Des lignes vocales plus dominantes, un album presque « unplugged » dans les bagages pour reprendre une route rythmée par les compliments. Pourtant, même lorsque le gourou Jean-Louis Foulquier (le fondateur des Francofolies de La Rochelle, passeur historique de la chanson française sur France Inter) avoue une certaine affection pour l’ouvrage luxembourgeois, les musiciens renouvellent leurs réserves. Thierry Kinsch : « On s’est même demandé si l’on n’allait pas être pris pour des fous en expliquant à notre label que nous ne serions disponibles que dans la limite de nos engagements personnels. Mais nous avons rencontré une compréhension telle que nous avançons sans pression ».
Ce qui ne les empêche pas de prendre très au sérieux les échéances à venir, au rang desquelles la présentation de l’album le 17 avril à la Rockhal (Esch/Alzette) et le 21 au Botanique (Bruxelles).

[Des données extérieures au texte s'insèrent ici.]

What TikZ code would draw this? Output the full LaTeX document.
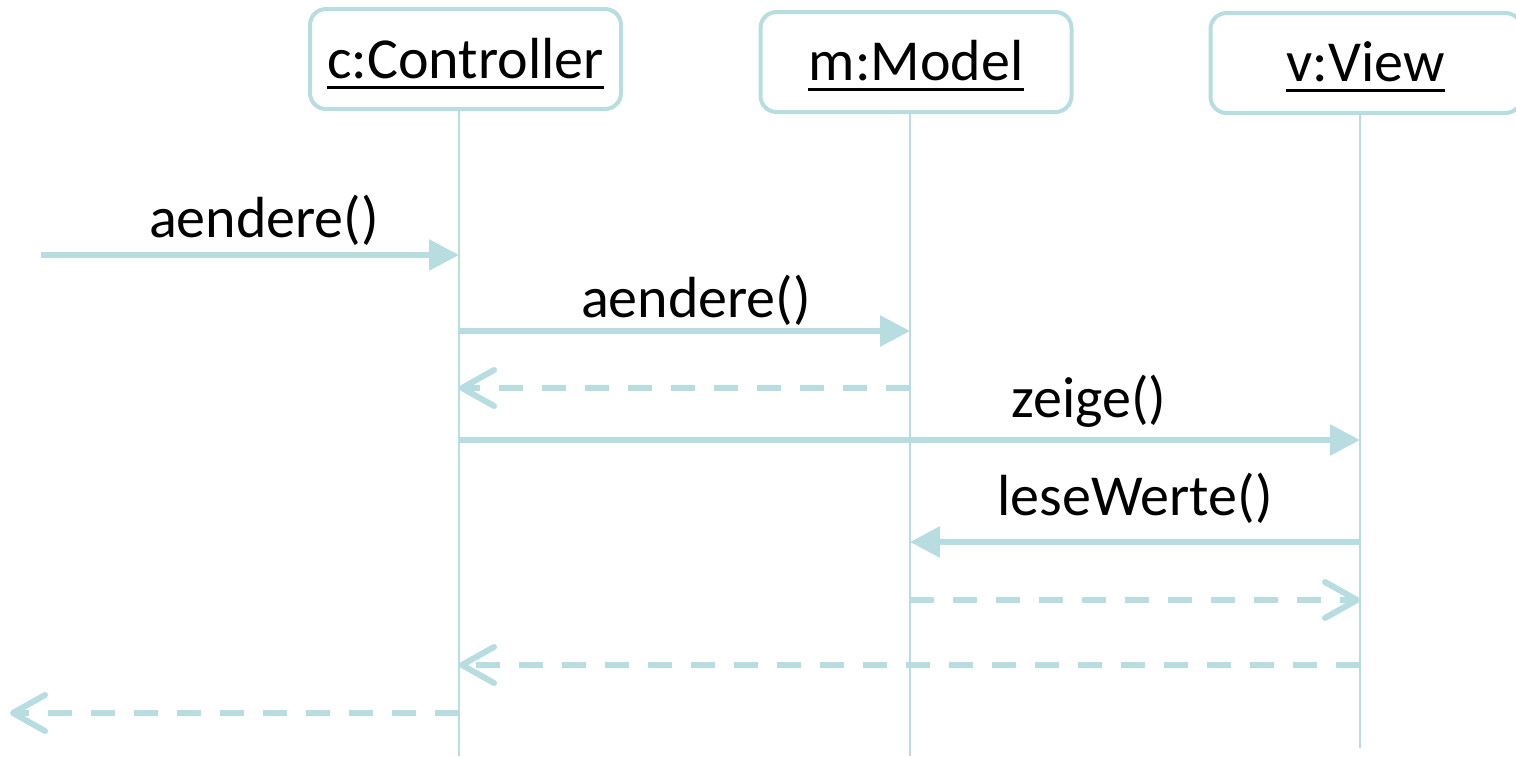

Deux occasions de goûter, en live, à ces nouvelles historiettes dont Claudine revendique, pour partie, certains aspects autobiographiques : « Ces coups de gueule, ces élans de passion, il y a forcément beaucoup de moi dedans. Je ne me vois pas inventer un personnage qui me soit totalement étranger, me déguiser au moment de monter sur scène ». Et la figure de proue de s’avouer un coup de cœur dans ces quatorze titres : « The Rifle. C’est un bébé que j’ai chèrement défendu auprès du groupe. J’aime ce côté épique que l’on retrouve dans le folklore américain, le contraste entre cette grande musicalité et des paroles parfois très tristes ».